Je lis La douleur du verre d’eau comme j’enfilerais une veste de laine chaude, légèrement élimée sur les coudes, comme je braillerais ma vie et continuerais d’espérer.
Jean-Christophe Réhel ouvre le bal avec un poème long de cinq pages dont il a le secret du mouvement qui se déplie et revient sur lui-même ; une vague sur l’eau, des larmes qui n’en finissent plus de couler et de brûler les joues, un mélange d’abandon et de lutte. La démarche du poète est souple sur le chemin qu’il s’est tracé. Publié peu de temps après La fatigue des fruits, paru chez L’Oie de Cravan, ce nouveau livre poursuit là où le précédent nous laissait et aborde les thèmes qui font désormais la marque du poète : la santé fragile, le corps qui lâche, la mort juste au-dessus de l’épaule, le quotidien, le travail, le désir de vivre, l’amour fou et l’émerveillement.

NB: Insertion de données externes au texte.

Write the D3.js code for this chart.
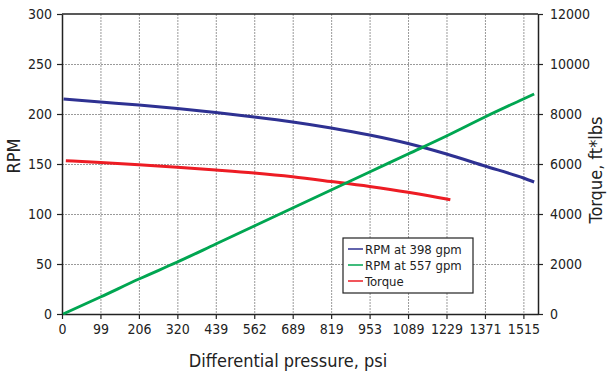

Si les verres d’eau se multiplient, comme les références à la mer, au fleuve, à la pêche, le fil conducteur est peut-être un peu ténu, mais on se retrouve clairement en territoire Réhel, celui qui s’est attaché l’affection de tant de lecteurs, qui en a initié d’autres à la poésie. Dehors les poèmes plus courts et plus mordants, à la manière de Bleu sexe les gorilles (L’Écrou, 2014) et des Volcans sentent la coconut (Del Busso, 2016) : on nage en eaux vives, dans les je veux, c’est peut-être, m’allonger, je meurs, ces répétitions-signatures de l’auteur qui me portent au cœur de quelque chose qui ressemble au temps qui passe. On pourrait évoquer l’effet de surprise qui se dissipe, peut-être la faute à la parution presque coup sur coup de deux livres de poèmes et d’un roman ; évoquer une certaine formule, mais je sens que c’est dans ces espaces que Jean-Christophe Réhel vit comme il rêverait de le faire, c’est là que son cœur est en joie. L’écriture y est une nécessité, une course, d’où le débit dans les textes, d’où le rythme de production du poète. La voix est claire, toujours vraie ; elle est un grand cri du cœur sur le bord d’exploser, un œil brillant qui contemple l’ennui, accoté à la fenêtre, sur la banquette arrière d’une voiture. Il ne se passe rien, il s’y passe tout. Et Réhel se connaît, s’amuse de ses manières : « [J]e sais / je suis redondant je me répète / je parle juste / de météo / de bouffe / de poumons / je connais juste ça / cracher du sang la nuit pour ne pas m’envoler / je connais juste ça / je ne veux pas aller au paradis / je veux rester sur mon divan ».
De la fatigue à la douleur, le poète se fait un cran plus grave : « [J]e ne rentre plus dans mon linge / je ne rentre plus dans tes bras / je ne rentre plus dans l’ensoleillement des choses ». La confession s’assombrit. Le sentiment d’amour mue lui aussi, devient plus assumé, plus romantique. On est dans de belles envolées, des déclarations à celle qu’il aime, dans la peur de la perdre, et on est aussi, beaucoup, dans le rapport à soi, comme si le poète cherchait encore les mots qui le mèneraient à la paix et à cette forme d’amour : « [À] quand la vie ? / à quand la belle vie ? / la vie douce la vie simple ? » Et on rentre à la maison, on retrouve, comme dans les livres précédents, un bon sandwich aux tomates, monté avec attention, sur la table et on le mange en regardant filer les journées.